Reporter: Siti Masitoh | Editor: Tendi Mahadi
KONTAN.CO.ID - JAKARTA. Menteri Keuangan Sri Mulyani Indrawati mengajukan kerangka ekonomi makro dan pokok-pokok kebijakan fiskal untuk Rancangan Anggaran Pendapatan dan Belanja Negara (RAPBN) Tahun Anggaran 2023, kepada Dewan Perwakilan Rakyat (DPR) RI.
Sri Mulyani mengajukan, defisit APBN diarahkan kembali di bawah 3%, yakni antara 2,61% sampai dengan 2,90% terhadap Produk Domestik Bruto (PDB). Patokan ini, Lebih rendah dari perkiraan defisit tahun ini yaitu 4,5% PDB.
Menurutnya, dengan asumsi defisit tersebut, maka rasio utang, akan tetap terkendali dalam batas manageable di kisaran 40,58% sampai dengan 42,42% PDB. “Defisit dan rasio utang akan tetap dikendalikan dalam batas aman sekaligus mendorong keseimbangan primer yang positif,” tutur Sri Mulyani dalam Rapat Paripurna Bersama DPR, Jumat (20/5).
Menurutnya, melalui akselerasi pemulihan ekonomi, reformasi struktural, dan reformasi fiskal maka diharapkan kebijakan fiskal 2023 tetap efektif mendukung pemulihan ekonomi namun tetap sustainable.
Baca Juga: Berikut Indikator Ekonomi Makro pada 2023 yang Diusulkan Pemerintah Kepada DPR
Kemudian, pendapatan negara diasumsikan akan meningkat dalam kisaran 11,19% sampai dengan 11,70% PDB, belanja negara akan mencapai 13,80% sampai dengan 14,60% PDB, serta keseimbangan primer yang mulai bergerak menuju positif di kisaran -0,46% sampai dengan -0,65% PDB.
Adapun, dengan pengelolaan fiskal yang sehat disertai dengan efektivitas stimulus kepada transformasi ekonomi dan perbaikan kesejahteraan rakyat, tingkat pengangguran terbuka tahun 2023 dapat ditekan dalam kisaran 5,3% hingga 6,0%.

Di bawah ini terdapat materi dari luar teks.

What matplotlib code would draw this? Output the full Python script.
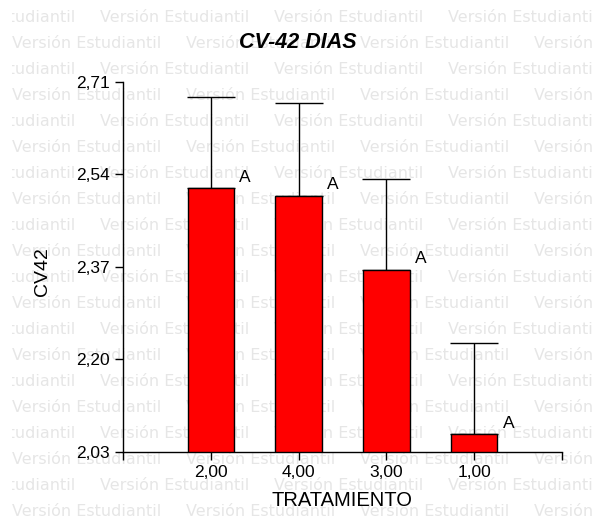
import matplotlib
matplotlib.use('Agg')
import matplotlib.pyplot as plt
import numpy as np

# datos
tratamientos = ['2,00', '4,00', '3,00', '1,00']
cv42 = [2.514, 2.500, 2.364, 2.062]
error = [0.168, 0.170, 0.168, 0.168]
letras = ['A', 'A', 'A', 'A']
yticks = [2.03, 2.20, 2.37, 2.54, 2.71]

W, H = 596, 522
fig = plt.figure(figsize=(W / 100, H / 100), dpi=100)
fig.patch.set_facecolor('white')

# marca de agua "Versión Estudiantil" (recortada entre x=12 y x=594)
bg = fig.add_axes([12 / W, 0, (594 - 12) / W, 1], zorder=-5)
bg.set_xlim(12, 594)
bg.set_ylim(H, 0)
bg.set_axis_off()
periodo = 174
for k in range(20):
    yp = 18 + 26 * k
    x0 = -74.5 if k % 2 == 0 else 12
    for n in range(5):
        xp = x0 + n * periodo
        t = bg.text(xp, yp, 'Versión Estudiantil', fontsize=11.5,
                    family='DejaVu Sans', color='#e6e6e6', ha='left',
                    va='center', clip_on=True)
        t.set_clip_box(bg.bbox)

ax = fig.add_axes([123 / W, 1 - 451.7 / H, 439 / W, 370 / H])
ax.set_facecolor('none')

x = np.arange(1, len(tratamientos) + 1)
ancho = 0.53
ax.bar(x, cv42, width=ancho, color='#ff0000', edgecolor='black', linewidth=1.0,
       zorder=2)
ax.errorbar(x, cv42, yerr=[np.zeros(len(error)), error], fmt='none',
            ecolor='black', elinewidth=1.0, capsize=17.3, capthick=1.0, zorder=1)

for xi, v, l in zip(x, cv42, letras):
    ax.annotate(l, (xi + ancho / 2, v), xytext=(8, 8), textcoords='offset points',
                ha='center', va='center', fontsize=12.5, family='Liberation Sans')

ax.set_xlim(0, 5)
ax.set_ylim(2.03, 2.71)
ax.set_xticks(x)
ax.set_xticklabels(tratamientos, fontsize=12.5, family='Liberation Sans')
ax.set_xticks([0, 5], minor=True)
ax.set_yticks(yticks)
ax.set_yticklabels([('%.2f' % t).replace('.', ',') for t in yticks],
                   fontsize=12.5, family='Liberation Sans')
ax.tick_params(axis='both', which='both', direction='out', length=6, width=1.0,
               color='black', pad=3.5)

for s in ['top', 'right']:
    ax.spines[s].set_visible(False)
for s in ['left', 'bottom']:
    ax.spines[s].set_linewidth(1.0)

ax.set_xlabel('TRATAMIENTO', fontsize=14.5, family='Liberation Sans', labelpad=8)
ax.set_ylabel('CV42', fontsize=14, family='Liberation Sans')
ax.yaxis.set_label_coords(-0.1845, 0.488)
ax.yaxis.label.set_va('center')

fig.text(0.5, 1 - 42 / H, 'CV-42 DIAS', fontsize=15.5, fontweight='bold',
         fontstyle='italic', family='Liberation Sans', ha='center', va='center')

fig.savefig('out.png', dpi=100)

Sementara itu, angka kemiskinan akan berada dalam rentang 7,5% hingga 8,5%, rasio gini dalam kisaran 0,375 hingga 0,378 serta Indeks Pembangunan Manusia dalam rentang 73,31 hingga 73,49.
Selain itu Nilai Tukar Petani (NTP) dan Nilai Tukar Nelayan (NTN) juga ditingkatkan untuk mencapai kisaran masing-masing 103 sampai dengan 105 dan 106 sampai dengan 107.
Lebih lanjut, Sri Mulyani mengatakan, sebagai konsekuensi atas kebijakan fiskal yang ekspansif dan terukur, maka postur APBN tahun 2023 masih akan defisit. Namun, pengelolaan pembiayaan untuk menutup financing gap tersebut akan dilakukan secara efisien, hati-hati, dan berkelanjutan (sustainable).
Baca Juga: Sri Mulyani: Kalau Anggaran Subsidi Tidak Naik, Harga BBM dan Listrik yang Naik
Kebijakan pembiayaan investasi akan terus dilakukan dengan memberdayakan peran Badan Usaha Milik Negara (BUMN), Sovereign Wealth Funds (SWF), Special Mission Vehicle (SMV), dan Badan Layanan Umum (BLU) dalam mengakselerasi pembangunan infrastruktur dan meningkatkan akses pembiayaan bagi masyarakat berpenghasilan rendah, UMKM, dan UMi.
Pemerintah juga akan terus mendorong peran swasta dalam pembiayaan pembangunan melalui kerangka Kerjasama Pemerintah dan Badan Usaha (KPBU), termasuk penerbitan instrumen pembiayaan kreatif lainnya.